Well i know of three of us but i dont know how cheap we are. lol were not an object to be used and abused.. =P
 
d&ksac, how do you think I should go about doing my circuits/breakers etc..? I'm pretty clueless as how this will work. I ran 100g before with pumps/metal halides/chiller and I just plugged it into two separate wall outlets in the living room. but with the 180g, it need more electricity and so I don't know if all my stuff will trip the breaker in the back. also what's the difference between breakers/circuits? you think I can have you check out the circuits etc.. at my house before I put in the tank? thanks
 
One breaker=one "circuit"

Plug a radio turned up loud into various outlet boxes, turn off breaker switches one at a time to see which outlets are on which breakers. Label the breakers (Sharpie).

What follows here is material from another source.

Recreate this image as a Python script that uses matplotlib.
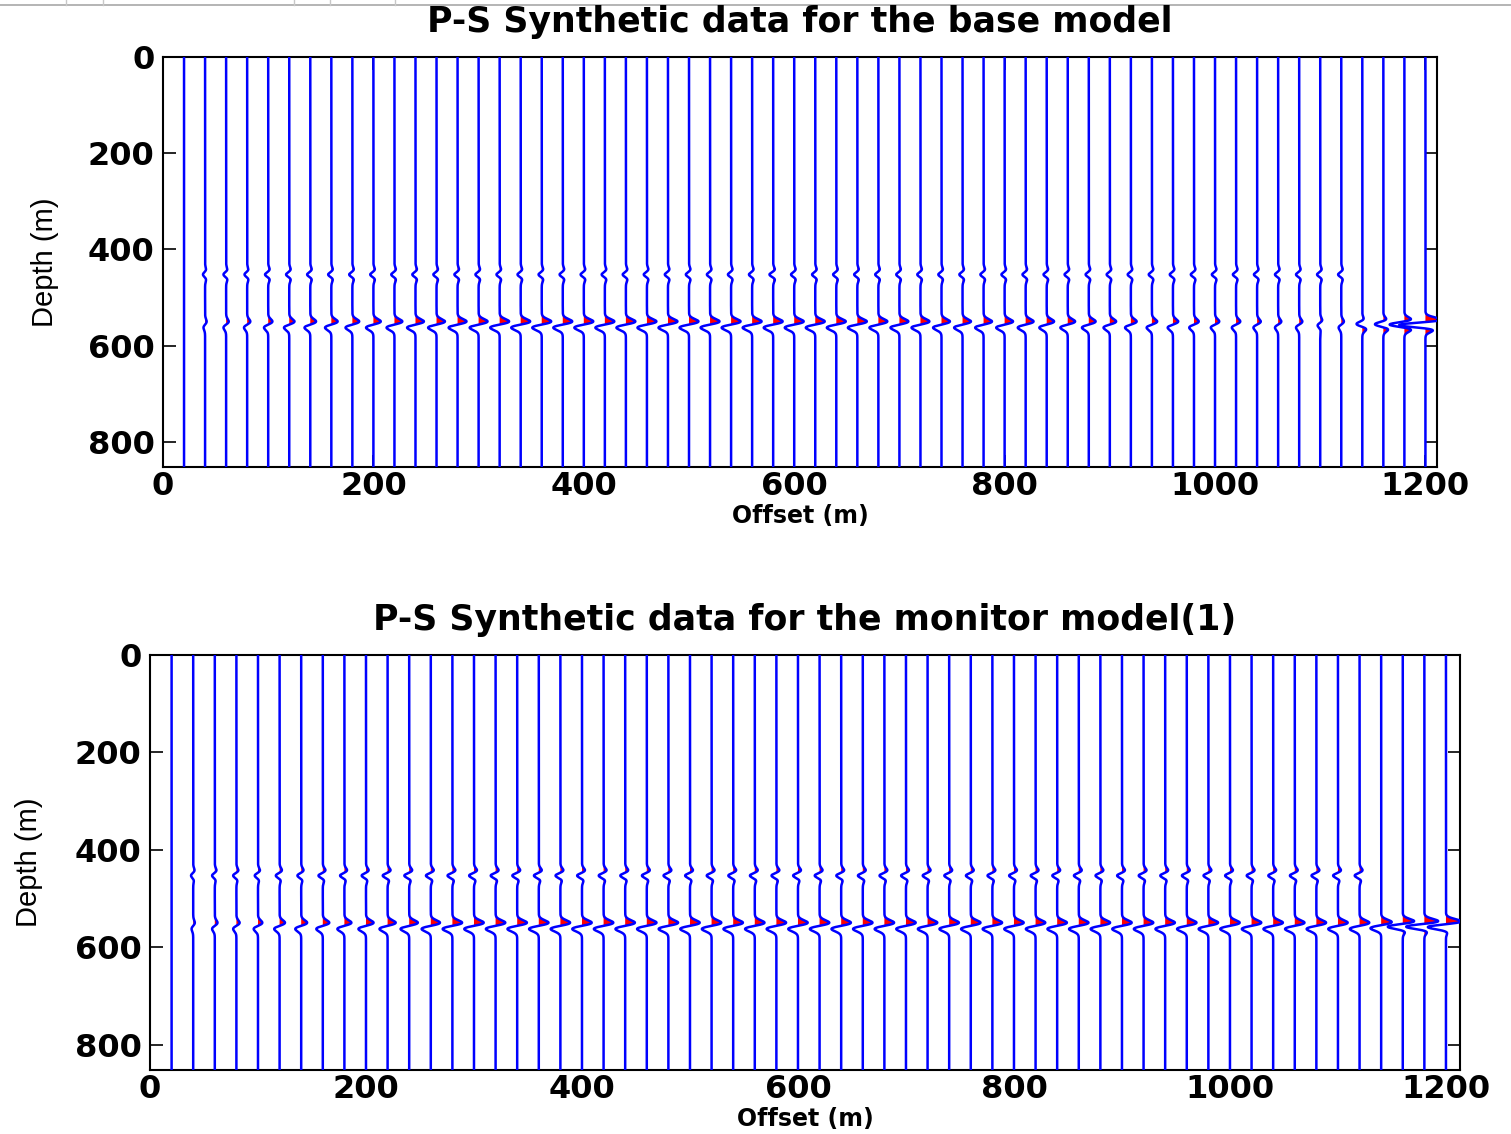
import numpy as np
import matplotlib
matplotlib.use("Agg")
import matplotlib.pyplot as plt
from matplotlib.lines import Line2D

# ---- data -------------------------------------------------------------
OFFSETS = list(range(20, 1201, 20))          # receiver offsets (m), 60 traces
XTICKS = [0, 200, 400, 600, 800, 1000, 1200]
YTICKS = [0, 200, 400, 600, 800]
DEPTH_MAX = 852.0

# reflector depths (m)
Z_TOP = 452.0
Z_BOT = 556.0

# base model: shallow reflector amplitude (trace-width units, m)
AMP1_BASE = [0, 2.0, 2.5, 2.5, 3.0, 3.0, 3.0, 3.0, 3.0, 3.0,
             3.0, 3.0, 3.0, 3.0, 3.0, 3.0, 3.0, 3.0, 3.0, 3.0,
             3.0, 3.0, 3.0, 3.0, 3.0, 3.0, 3.0, 3.0, 3.5, 3.0,
             3.0, 3.0, 3.0, 3.0, 3.0, 3.0, 3.0, 3.0, 3.0, 3.0,
             3.0, 3.0, 3.0, 3.0, 3.0, 3.0, 3.0, 3.0, 3.0, 3.0,
             3.0, 3.0, 3.0, 3.0, 3.0, 3.0, 0, 0, 0, 0]
# base model: deep reflector amplitude and wavelet phase (deg)
AMP2_BASE = [0, 1.5, 2.5, 3.0, 4.0, 5.0, 5.5, 6.0, 6.5, 7.0,
             7.5, 8.0, 8.0, 8.5, 8.5, 9.0, 9.0, 9.0, 9.0, 9.0,
             9.0, 9.0, 9.0, 9.0, 9.0, 9.0, 9.0, 9.0, 9.0, 9.0,
             9.0, 9.0, 9.0, 8.5, 8.5, 8.5, 8.0, 8.0, 8.0, 8.0,
             7.5, 7.0, 7.0, 6.5, 6.0, 5.5, 5.0, 5.0, 4.5, 4.0,
             4.0, 3.5, 3.0, 3.0, 2.5, 2.5, 5.5, 8.0, 14.0, 25.0]
PHASE2_BASE = [90] * 54 + [150, 90, 200, 190, 180, 165]

# monitor model
AMP1_MON = [0, 2.0, 2.5, 3.0, 3.0, 3.5, 3.5, 4.0, 4.0, 4.0,
            4.5, 4.5, 4.5, 4.5, 4.5, 4.5, 4.5, 4.5, 4.5, 4.5,
            4.5, 4.5, 4.5, 4.5, 4.5, 4.5, 4.5, 4.5, 4.5, 4.5,
            4.5, 4.5, 4.5, 4.5, 4.5, 4.5, 4.5, 4.5, 4.5, 4.5,
            4.5, 4.5, 4.5, 4.5, 4.5, 4.5, 4.5, 4.5, 4.5, 4.5,
            4.5, 4.5, 4.5, 4.5, 4.5, 4.5, 0, 0, 0, 0]
AMP2_MON = [0, 1.5, 2.5, 3.0, 4.0, 5.0, 5.5, 6.0, 6.5, 7.0,
            7.5, 8.0, 8.5, 9.0, 9.0, 9.0, 9.0, 9.0, 9.0, 9.0,
            9.0, 9.0, 9.0, 9.0, 9.0, 9.0, 9.0, 9.0, 9.0, 9.0,
            9.0, 9.0, 9.0, 9.0, 9.0, 9.0, 9.0, 9.0, 9.0, 9.0,
            9.0, 9.0, 9.0, 9.0, 9.0, 9.0, 9.0, 9.0, 9.0, 9.0,
            9.0, 9.0, 9.0, 9.0, 9.0, 9.0, 10.0, 14.0, 17.0, 17.0]
PHASE2_MON = [90] * 56 + [110, 150, 150, 140]
PHASE1 = 180
PHASE1_MON = 165

TITLES = ["P-S Synthetic data for the base model",
          "P-S Synthetic data for the monitor model(1)"]

SIGMA = 6.5
z = np.linspace(0.0, DEPTH_MAX, 3409)


def wavelet(u, phase_deg):
    """Phase-rotated Gaussian wavelet with unit peak."""
    g = np.exp(-u ** 2 / (2 * SIGMA ** 2))
    ricker = (1 - (u / SIGMA) ** 2) * g
    deriv = -(u / SIGMA) * g * np.exp(0.5)
    ph = np.deg2rad(phase_deg)
    return np.cos(ph) * ricker + np.sin(ph) * deriv


def draw_panel(ax, amp1, phase1, amp2, phase2, xmax):
    for i, off in enumerate(OFFSETS):
        tr = (amp1[i] * wavelet(z - Z_TOP, phase1)
              + amp2[i] * wavelet(z - Z_BOT, phase2[i]))
        x = off + tr
        ax.fill_betweenx(z, off, x, where=tr > 0, interpolate=True,
                         color="#ff0000", lw=0, zorder=2)
        ax.plot(x, z, color="#0000ff", lw=1.8, zorder=3)
    ax.set_xlim(0, xmax)
    ax.set_ylim(DEPTH_MAX, 0)
    ax.set_xticks(XTICKS)
    ax.set_yticks(YTICKS)
    ax.tick_params(direction="in", length=9, width=1.2, top=True,
                   right=True, labelsize=23, colors="black")
    ax.tick_params(axis="x", pad=3)
    ax.tick_params(axis="y", pad=6)
    for lab in ax.get_xticklabels() + ax.get_yticklabels():
        lab.set_fontweight("bold")
    for sp in ax.spines.values():
        sp.set_linewidth(1.5)
        sp.set_color("black")


plt.rcParams["font.family"] = ["DejaVu Sans"]
W, H = 1511, 1134
fig = plt.figure(figsize=(W / 100, H / 100), dpi=100)


def fx(px):
    return px / W


def fy(py):
    return 1 - py / H


ax1 = fig.add_axes([fx(163), fy(467), fx(1437 - 163), (467 - 57) / H])
ax2 = fig.add_axes([fx(150), fy(1070), fx(1460 - 150), (1070 - 655) / H])

draw_panel(ax1, AMP1_BASE, PHASE1, AMP2_BASE, PHASE2_BASE, 1211)
draw_panel(ax2, AMP1_MON, PHASE1_MON, AMP2_MON, PHASE2_MON, 1213)

# titles
fig.text(fx(800), fy(32), TITLES[0], ha="center", va="baseline",
         fontsize=25, fontweight="bold")
fig.text(fx(805), fy(630), TITLES[1], ha="center", va="baseline",
         fontsize=25, fontweight="bold")

# axis labels
fig.text(fx(800), fy(523), "Offset (m)", ha="center", va="baseline",
         fontsize=17, fontweight="bold")
fig.text(fx(805), fy(1126), "Offset (m)", ha="center", va="baseline",
         fontsize=17, fontweight="bold")
fig.text(fx(45), fy(262), "Depth (m)", ha="center", va="center",
         rotation=90, fontsize=21, family="Liberation Sans")
fig.text(fx(29), fy(862), "Depth (m)", ha="center", va="center",
         rotation=90, fontsize=21, family="Liberation Sans")

# thin toolbar rule along the top edge
fig.add_artist(Line2D([0, 1], [fy(4.5), fy(4.5)], transform=fig.transFigure,
                      color="#a8a8a8", lw=1.2))
for px in [66, 103, 294, 330, 395]:
    fig.add_artist(Line2D([fx(px), fx(px)], [1.0, fy(4.5)],
                          transform=fig.transFigure, color="#c8c8c8", lw=1.0))

fig.savefig("out.png", dpi=100, facecolor="white")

The breaker switches you're concerned about will have either a "20" on them in white letters or "15". These are the amps limits of each breaker. Most wall outlet circuits outside the kitchen and bath will be 15. Figure a max of about 1500 watts per 15 amp breaker and 2000 watts for a 20amp breaker. Don't forget to account for non-aquarium items connected to those same breakers.

A safety thing, anytime you're touching things in your breaker (panel) box keep one hand in your pocket, wear rubber soled shoes, and don't be standing on wet ground. It's very unlikely you'll touch something live since there are safety covers over the (hot) wires in the box but if you follow these tips you will reduce the opportunity for electricity to travel through you.
 
He needs new circuits for the new tank. The circuit he has wont hold the load. Im going over there tomarrow to see what its gonna take to give him a couple dedicated 20 amp circuits for his 180.